- _Material shown_

►

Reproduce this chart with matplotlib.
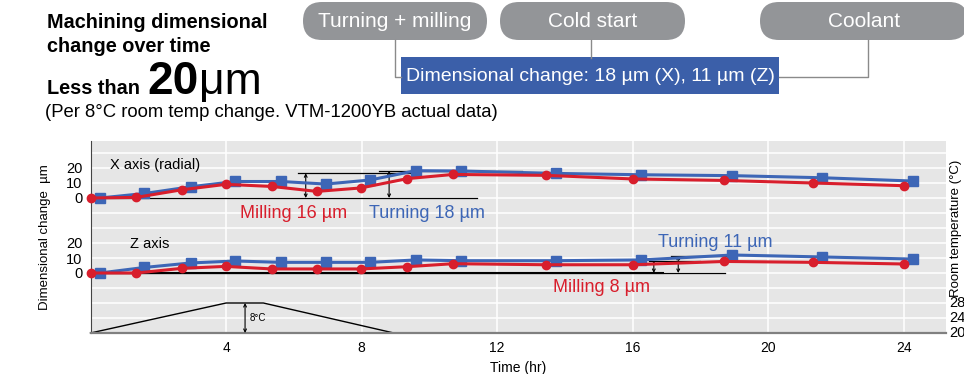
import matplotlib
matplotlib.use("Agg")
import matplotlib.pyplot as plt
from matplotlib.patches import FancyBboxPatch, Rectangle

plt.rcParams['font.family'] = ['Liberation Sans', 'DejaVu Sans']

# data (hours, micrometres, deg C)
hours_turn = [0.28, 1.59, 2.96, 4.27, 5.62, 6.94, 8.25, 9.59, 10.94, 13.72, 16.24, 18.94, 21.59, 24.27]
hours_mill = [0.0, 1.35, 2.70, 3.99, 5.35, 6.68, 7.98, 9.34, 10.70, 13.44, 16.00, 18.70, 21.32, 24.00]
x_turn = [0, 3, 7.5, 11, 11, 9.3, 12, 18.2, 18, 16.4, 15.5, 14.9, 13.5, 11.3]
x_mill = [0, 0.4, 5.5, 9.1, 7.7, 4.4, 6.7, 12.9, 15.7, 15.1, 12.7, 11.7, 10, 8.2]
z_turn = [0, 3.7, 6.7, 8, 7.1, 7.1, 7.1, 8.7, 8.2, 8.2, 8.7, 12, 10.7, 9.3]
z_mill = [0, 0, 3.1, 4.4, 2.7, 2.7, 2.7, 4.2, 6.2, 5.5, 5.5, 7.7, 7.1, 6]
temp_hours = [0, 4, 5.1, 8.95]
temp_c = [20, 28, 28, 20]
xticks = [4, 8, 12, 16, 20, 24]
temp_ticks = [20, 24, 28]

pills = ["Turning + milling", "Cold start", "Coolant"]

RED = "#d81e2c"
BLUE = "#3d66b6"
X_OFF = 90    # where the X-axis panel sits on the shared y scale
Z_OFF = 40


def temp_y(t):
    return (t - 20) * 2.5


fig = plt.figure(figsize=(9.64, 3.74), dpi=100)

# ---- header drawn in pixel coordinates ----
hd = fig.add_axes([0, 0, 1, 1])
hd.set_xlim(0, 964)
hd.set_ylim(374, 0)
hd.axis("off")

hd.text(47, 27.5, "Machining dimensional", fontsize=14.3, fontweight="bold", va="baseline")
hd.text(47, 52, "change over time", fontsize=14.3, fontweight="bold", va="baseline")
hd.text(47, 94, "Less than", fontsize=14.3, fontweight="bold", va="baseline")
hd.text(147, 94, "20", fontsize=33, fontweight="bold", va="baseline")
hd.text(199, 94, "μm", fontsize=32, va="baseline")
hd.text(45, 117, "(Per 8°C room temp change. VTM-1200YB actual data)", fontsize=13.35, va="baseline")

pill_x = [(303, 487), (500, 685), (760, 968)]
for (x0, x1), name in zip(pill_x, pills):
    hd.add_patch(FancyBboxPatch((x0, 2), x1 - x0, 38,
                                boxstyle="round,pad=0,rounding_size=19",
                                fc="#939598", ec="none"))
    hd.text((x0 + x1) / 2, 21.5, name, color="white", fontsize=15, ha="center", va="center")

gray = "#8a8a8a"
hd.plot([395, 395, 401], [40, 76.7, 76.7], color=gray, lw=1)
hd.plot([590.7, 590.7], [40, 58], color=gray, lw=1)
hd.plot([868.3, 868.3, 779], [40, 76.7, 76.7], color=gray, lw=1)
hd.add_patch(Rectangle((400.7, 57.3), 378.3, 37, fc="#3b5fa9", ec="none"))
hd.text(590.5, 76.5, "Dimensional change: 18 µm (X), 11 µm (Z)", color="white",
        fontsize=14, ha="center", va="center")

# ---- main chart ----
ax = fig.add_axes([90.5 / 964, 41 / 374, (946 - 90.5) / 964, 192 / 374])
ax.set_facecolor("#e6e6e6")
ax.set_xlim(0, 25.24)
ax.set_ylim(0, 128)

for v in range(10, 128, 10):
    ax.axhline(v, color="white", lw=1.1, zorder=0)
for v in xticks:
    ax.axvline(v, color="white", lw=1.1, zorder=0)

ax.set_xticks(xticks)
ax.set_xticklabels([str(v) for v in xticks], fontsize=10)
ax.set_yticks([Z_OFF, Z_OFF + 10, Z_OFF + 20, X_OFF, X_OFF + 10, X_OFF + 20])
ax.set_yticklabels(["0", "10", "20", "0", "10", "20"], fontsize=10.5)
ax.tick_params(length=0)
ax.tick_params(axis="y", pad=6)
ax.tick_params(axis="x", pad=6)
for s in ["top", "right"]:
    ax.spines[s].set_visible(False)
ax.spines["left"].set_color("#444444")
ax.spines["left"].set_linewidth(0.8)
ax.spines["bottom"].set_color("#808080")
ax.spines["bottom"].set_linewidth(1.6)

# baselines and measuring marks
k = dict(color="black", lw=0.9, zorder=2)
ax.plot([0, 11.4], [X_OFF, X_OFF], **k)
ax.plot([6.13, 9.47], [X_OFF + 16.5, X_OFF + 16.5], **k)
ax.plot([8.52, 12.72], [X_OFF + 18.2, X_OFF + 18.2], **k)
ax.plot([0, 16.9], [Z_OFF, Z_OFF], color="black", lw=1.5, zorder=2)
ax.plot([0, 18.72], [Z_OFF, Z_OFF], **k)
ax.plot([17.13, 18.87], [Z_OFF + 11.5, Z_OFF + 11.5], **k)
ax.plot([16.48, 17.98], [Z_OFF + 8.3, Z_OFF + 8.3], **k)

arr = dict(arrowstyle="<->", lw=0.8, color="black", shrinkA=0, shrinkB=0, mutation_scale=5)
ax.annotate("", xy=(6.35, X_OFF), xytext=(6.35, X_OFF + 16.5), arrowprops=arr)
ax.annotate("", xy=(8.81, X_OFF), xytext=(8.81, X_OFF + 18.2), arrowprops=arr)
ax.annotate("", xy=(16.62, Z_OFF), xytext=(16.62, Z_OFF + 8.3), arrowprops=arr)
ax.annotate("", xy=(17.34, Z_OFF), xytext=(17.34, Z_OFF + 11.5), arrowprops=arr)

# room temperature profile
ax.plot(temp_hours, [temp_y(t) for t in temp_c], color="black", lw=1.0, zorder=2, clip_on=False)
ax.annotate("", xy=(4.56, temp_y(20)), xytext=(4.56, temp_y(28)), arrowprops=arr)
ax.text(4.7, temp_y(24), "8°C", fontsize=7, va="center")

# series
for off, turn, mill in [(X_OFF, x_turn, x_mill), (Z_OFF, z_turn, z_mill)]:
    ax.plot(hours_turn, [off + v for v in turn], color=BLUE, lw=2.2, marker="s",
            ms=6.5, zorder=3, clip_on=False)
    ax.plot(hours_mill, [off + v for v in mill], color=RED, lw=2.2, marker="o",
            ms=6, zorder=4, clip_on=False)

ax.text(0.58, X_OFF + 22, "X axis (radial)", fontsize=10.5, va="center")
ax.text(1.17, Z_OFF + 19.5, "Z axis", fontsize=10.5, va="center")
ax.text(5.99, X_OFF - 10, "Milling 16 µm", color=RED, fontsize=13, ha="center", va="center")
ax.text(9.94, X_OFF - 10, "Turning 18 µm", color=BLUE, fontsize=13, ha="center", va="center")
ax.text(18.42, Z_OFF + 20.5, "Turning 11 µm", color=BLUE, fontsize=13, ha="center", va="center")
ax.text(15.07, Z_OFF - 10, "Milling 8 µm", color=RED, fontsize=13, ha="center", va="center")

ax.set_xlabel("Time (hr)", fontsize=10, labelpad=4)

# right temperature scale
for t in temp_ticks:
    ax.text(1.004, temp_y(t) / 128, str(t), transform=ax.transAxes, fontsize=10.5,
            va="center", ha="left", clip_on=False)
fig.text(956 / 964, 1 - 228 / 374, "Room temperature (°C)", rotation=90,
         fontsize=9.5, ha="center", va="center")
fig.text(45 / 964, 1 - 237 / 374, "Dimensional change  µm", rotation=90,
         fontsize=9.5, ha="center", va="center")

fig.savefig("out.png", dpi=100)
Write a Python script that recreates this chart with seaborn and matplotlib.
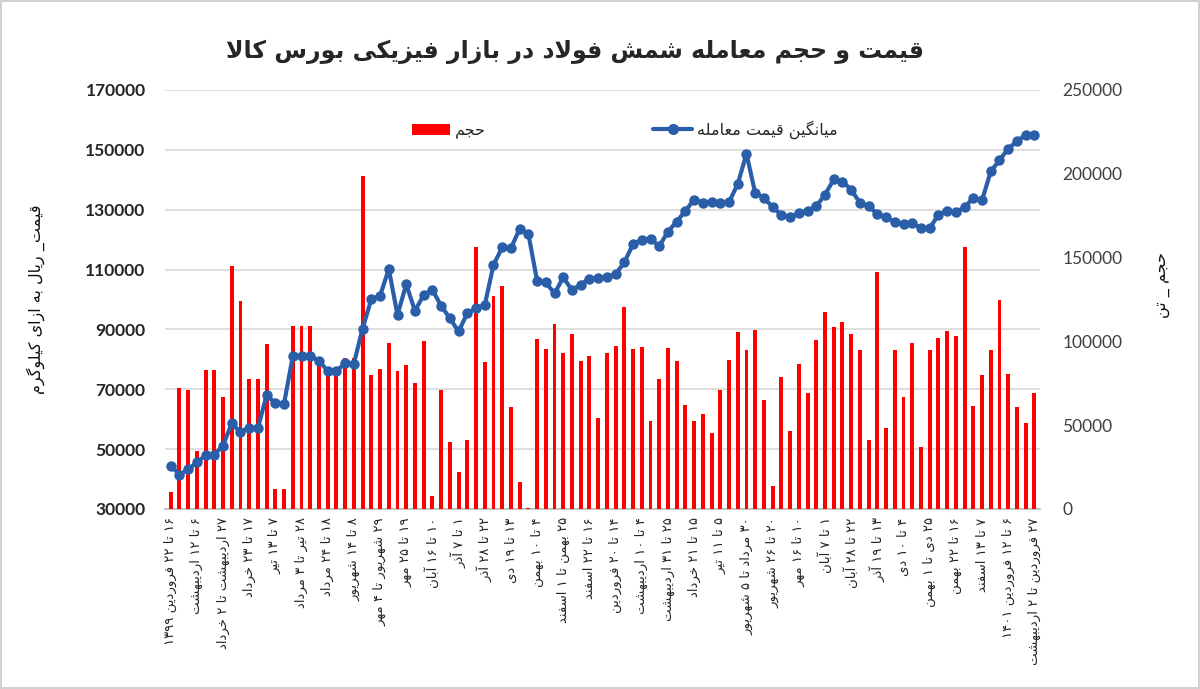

◄

- _Instructions to follow_
Reproduce the material word for word, minus the images.

- _Answer for the task_
Reproduce this chart with matplotlib.
import matplotlib
matplotlib.use("Agg")
import matplotlib.pyplot as plt
from matplotlib.patches import FancyBboxPatch, Rectangle

plt.rcParams['font.family'] = ['Liberation Sans', 'DejaVu Sans']

# data (hours, micrometres, deg C)
hours_turn = [0.28, 1.59, 2.96, 4.27, 5.62, 6.94, 8.25, 9.59, 10.94, 13.72, 16.24, 18.94, 21.59, 24.27]
hours_mill = [0.0, 1.35, 2.70, 3.99, 5.35, 6.68, 7.98, 9.34, 10.70, 13.44, 16.00, 18.70, 21.32, 24.00]
x_turn = [0, 3, 7.5, 11, 11, 9.3, 12, 18.2, 18, 16.4, 15.5, 14.9, 13.5, 11.3]
x_mill = [0, 0.4, 5.5, 9.1, 7.7, 4.4, 6.7, 12.9, 15.7, 15.1, 12.7, 11.7, 10, 8.2]
z_turn = [0, 3.7, 6.7, 8, 7.1, 7.1, 7.1, 8.7, 8.2, 8.2, 8.7, 12, 10.7, 9.3]
z_mill = [0, 0, 3.1, 4.4, 2.7, 2.7, 2.7, 4.2, 6.2, 5.5, 5.5, 7.7, 7.1, 6]
temp_hours = [0, 4, 5.1, 8.95]
temp_c = [20, 28, 28, 20]
xticks = [4, 8, 12, 16, 20, 24]
temp_ticks = [20, 24, 28]

pills = ["Turning + milling", "Cold start", "Coolant"]

RED = "#d81e2c"
BLUE = "#3d66b6"
X_OFF = 90    # where the X-axis panel sits on the shared y scale
Z_OFF = 40


def temp_y(t):
    return (t - 20) * 2.5


fig = plt.figure(figsize=(9.64, 3.74), dpi=100)

# ---- header drawn in pixel coordinates ----
hd = fig.add_axes([0, 0, 1, 1])
hd.set_xlim(0, 964)
hd.set_ylim(374, 0)
hd.axis("off")

hd.text(47, 27.5, "Machining dimensional", fontsize=14.3, fontweight="bold", va="baseline")
hd.text(47, 52, "change over time", fontsize=14.3, fontweight="bold", va="baseline")
hd.text(47, 94, "Less than", fontsize=14.3, fontweight="bold", va="baseline")
hd.text(147, 94, "20", fontsize=33, fontweight="bold", va="baseline")
hd.text(199, 94, "μm", fontsize=32, va="baseline")
hd.text(45, 117, "(Per 8°C room temp change. VTM-1200YB actual data)", fontsize=13.35, va="baseline")

pill_x = [(303, 487), (500, 685), (760, 968)]
for (x0, x1), name in zip(pill_x, pills):
    hd.add_patch(FancyBboxPatch((x0, 2), x1 - x0, 38,
                                boxstyle="round,pad=0,rounding_size=19",
                                fc="#939598", ec="none"))
    hd.text((x0 + x1) / 2, 21.5, name, color="white", fontsize=15, ha="center", va="center")

gray = "#8a8a8a"
hd.plot([395, 395, 401], [40, 76.7, 76.7], color=gray, lw=1)
hd.plot([590.7, 590.7], [40, 58], color=gray, lw=1)
hd.plot([868.3, 868.3, 779], [40, 76.7, 76.7], color=gray, lw=1)
hd.add_patch(Rectangle((400.7, 57.3), 378.3, 37, fc="#3b5fa9", ec="none"))
hd.text(590.5, 76.5, "Dimensional change: 18 µm (X), 11 µm (Z)", color="white",
        fontsize=14, ha="center", va="center")

# ---- main chart ----
ax = fig.add_axes([90.5 / 964, 41 / 374, (946 - 90.5) / 964, 192 / 374])
ax.set_facecolor("#e6e6e6")
ax.set_xlim(0, 25.24)
ax.set_ylim(0, 128)

for v in range(10, 128, 10):
    ax.axhline(v, color="white", lw=1.1, zorder=0)
for v in xticks:
    ax.axvline(v, color="white", lw=1.1, zorder=0)

ax.set_xticks(xticks)
ax.set_xticklabels([str(v) for v in xticks], fontsize=10)
ax.set_yticks([Z_OFF, Z_OFF + 10, Z_OFF + 20, X_OFF, X_OFF + 10, X_OFF + 20])
ax.set_yticklabels(["0", "10", "20", "0", "10", "20"], fontsize=10.5)
ax.tick_params(length=0)
ax.tick_params(axis="y", pad=6)
ax.tick_params(axis="x", pad=6)
for s in ["top", "right"]:
    ax.spines[s].set_visible(False)
ax.spines["left"].set_color("#444444")
ax.spines["left"].set_linewidth(0.8)
ax.spines["bottom"].set_color("#808080")
ax.spines["bottom"].set_linewidth(1.6)

# baselines and measuring marks
k = dict(color="black", lw=0.9, zorder=2)
ax.plot([0, 11.4], [X_OFF, X_OFF], **k)
ax.plot([6.13, 9.47], [X_OFF + 16.5, X_OFF + 16.5], **k)
ax.plot([8.52, 12.72], [X_OFF + 18.2, X_OFF + 18.2], **k)
ax.plot([0, 16.9], [Z_OFF, Z_OFF], color="black", lw=1.5, zorder=2)
ax.plot([0, 18.72], [Z_OFF, Z_OFF], **k)
ax.plot([17.13, 18.87], [Z_OFF + 11.5, Z_OFF + 11.5], **k)
ax.plot([16.48, 17.98], [Z_OFF + 8.3, Z_OFF + 8.3], **k)

arr = dict(arrowstyle="<->", lw=0.8, color="black", shrinkA=0, shrinkB=0, mutation_scale=5)
ax.annotate("", xy=(6.35, X_OFF), xytext=(6.35, X_OFF + 16.5), arrowprops=arr)
ax.annotate("", xy=(8.81, X_OFF), xytext=(8.81, X_OFF + 18.2), arrowprops=arr)
ax.annotate("", xy=(16.62, Z_OFF), xytext=(16.62, Z_OFF + 8.3), arrowprops=arr)
ax.annotate("", xy=(17.34, Z_OFF), xytext=(17.34, Z_OFF + 11.5), arrowprops=arr)

# room temperature profile
ax.plot(temp_hours, [temp_y(t) for t in temp_c], color="black", lw=1.0, zorder=2, clip_on=False)
ax.annotate("", xy=(4.56, temp_y(20)), xytext=(4.56, temp_y(28)), arrowprops=arr)
ax.text(4.7, temp_y(24), "8°C", fontsize=7, va="center")

# series
for off, turn, mill in [(X_OFF, x_turn, x_mill), (Z_OFF, z_turn, z_mill)]:
    ax.plot(hours_turn, [off + v for v in turn], color=BLUE, lw=2.2, marker="s",
            ms=6.5, zorder=3, clip_on=False)
    ax.plot(hours_mill, [off + v for v in mill], color=RED, lw=2.2, marker="o",
            ms=6, zorder=4, clip_on=False)

ax.text(0.58, X_OFF + 22, "X axis (radial)", fontsize=10.5, va="center")
ax.text(1.17, Z_OFF + 19.5, "Z axis", fontsize=10.5, va="center")
ax.text(5.99, X_OFF - 10, "Milling 16 µm", color=RED, fontsize=13, ha="center", va="center")
ax.text(9.94, X_OFF - 10, "Turning 18 µm", color=BLUE, fontsize=13, ha="center", va="center")
ax.text(18.42, Z_OFF + 20.5, "Turning 11 µm", color=BLUE, fontsize=13, ha="center", va="center")
ax.text(15.07, Z_OFF - 10, "Milling 8 µm", color=RED, fontsize=13, ha="center", va="center")

ax.set_xlabel("Time (hr)", fontsize=10, labelpad=4)

# right temperature scale
for t in temp_ticks:
    ax.text(1.004, temp_y(t) / 128, str(t), transform=ax.transAxes, fontsize=10.5,
            va="center", ha="left", clip_on=False)
fig.text(956 / 964, 1 - 228 / 374, "Room temperature (°C)", rotation=90,
         fontsize=9.5, ha="center", va="center")
fig.text(45 / 964, 1 - 237 / 374, "Dimensional change  µm", rotation=90,
         fontsize=9.5, ha="center", va="center")

fig.savefig("out.png", dpi=100)
Write a Python script that recreates this chart with seaborn and matplotlib.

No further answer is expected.